1008. Jurisdiction of supreme court to supervise dissolution andliquidation.
(a) At any time after the filing of a certificate of dissolution under this article the supreme court in the judicial district where the office of the corporation was located at the date of its dissolution, in a special proceeding instituted under this section, upon the petition of the corporation, or, in a situation approved by the court, upon the petition of a creditor, claimant, director, officer, shareholder, subscriber for shares, incorporator or the attorney-general, may suspend or annul the dissolution or continue the liquidation of the corporation under the supervision of the court and may make all such orders as it may deem proper in all matters in connection with the dissolution or the winding up of the affairs of the corporation, and in particular, and without limitation of the generality thereof, in respect of the following:
(1) The determination of the validity of the authorization of the dissolution of the corporation and of the execution and delivery of the certificate of dissolution under this article.
(2) The adequacy of the notice given to creditors and claimants and if it is determined to have been inadequate, the requirement of such further notice as the court may deem proper.
(3) The determination of the validity and amount or invalidity of any claims which have been presented to the corporation.
(4) The barring of all creditors and claimants who have not timely filed claims as provided in any such notice, or whose claims have been disallowed by the court, as against the corporation, its assets, directors, officers and shareholders.
(5) The determination and enforcement of the liability of any director, officer, shareholder or subscriber for shares, to the corporation or for the liabilities of the corporation.
(6) The payment, satisfaction or compromise of claims against the corporation, the retention of assets for such purpose, and the determination of the adequacy of provisions made for payment of the liabilities of the corporation.
(7) The disposition or destruction of records, documents and papers of the corporation.
(8) The appointment and removal of a receiver under article 12 (Receivership) who may be a director, officer or shareholder of the corporation.
(9) The issuance of injunctions for one or more of the purposes and as provided in section 1115 (Injunction).
(10) The return of subscription payments to subscribers for shares, and the making of distributions, in cash or in kind or partly each, to the shareholders.
(11) The payment to the state comptroller, as abandoned property, of assets under paragraph (c) of section 1005 (Procedure after dissolution).
(b) Orders under this section may be entered ex parte, except that if such special proceeding was not instituted upon petition of the corporation, notice shall be given to the corporation in such manner as the court may direct. Notice shall be given to such other persons interested, and in such manner, as the court may deem proper, of any hearings and of the entry of any orders on such matters as the court shall deem proper. All orders made by the court under this section shall be binding upon the attorney-general, the corporation, its officers, directors, shareholders, subscribers for shares, incorporators, creditors and claimants.

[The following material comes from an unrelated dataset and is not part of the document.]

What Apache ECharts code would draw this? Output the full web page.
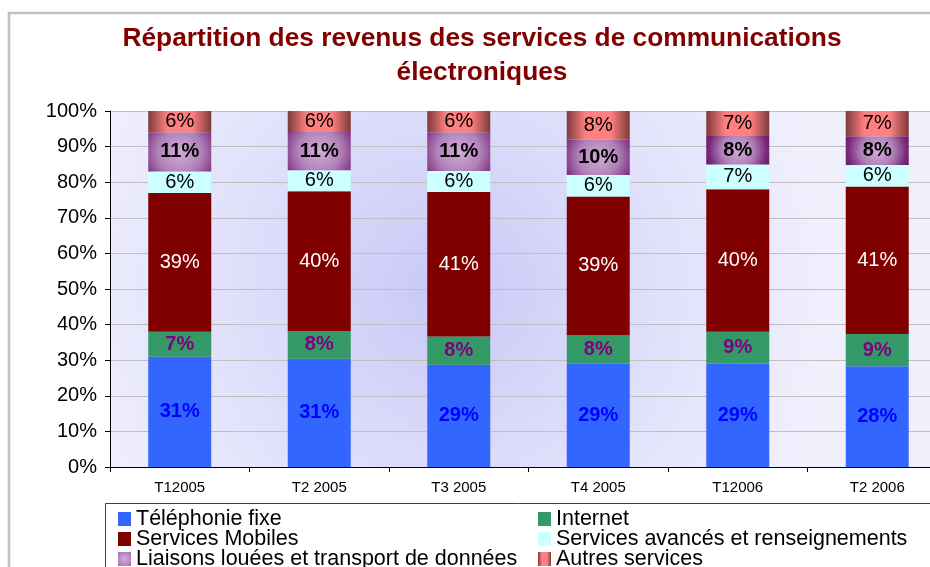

(c) (1) Simultaneously with the institution of such special proceeding for annulment of the dissolution, the petitioner shall apply to the department of state to reserve the corporation name to the corporation. If such name shall not be available for use, the petitioner forthwith upon being notified thereof shall apply to such department for the reservation of another and available name and any judgment or order of annulment made in such proceeding shall order and direct the petitioner to execute a certificate of change of the corporate name to such other name.
(2) The clerk of the court, or such other person as the court may direct, shall transmit a certified copy of the judgment or order of annulment of the dissolution, together with the certificate of change of corporate name in the appropriate case, to the department of state, and a certified copy of such judgment or order to the clerk of the county in which the office of the corporation was located on the date of the dissolution. Upon filing by the department of state, the annulment of dissolution shall be effected.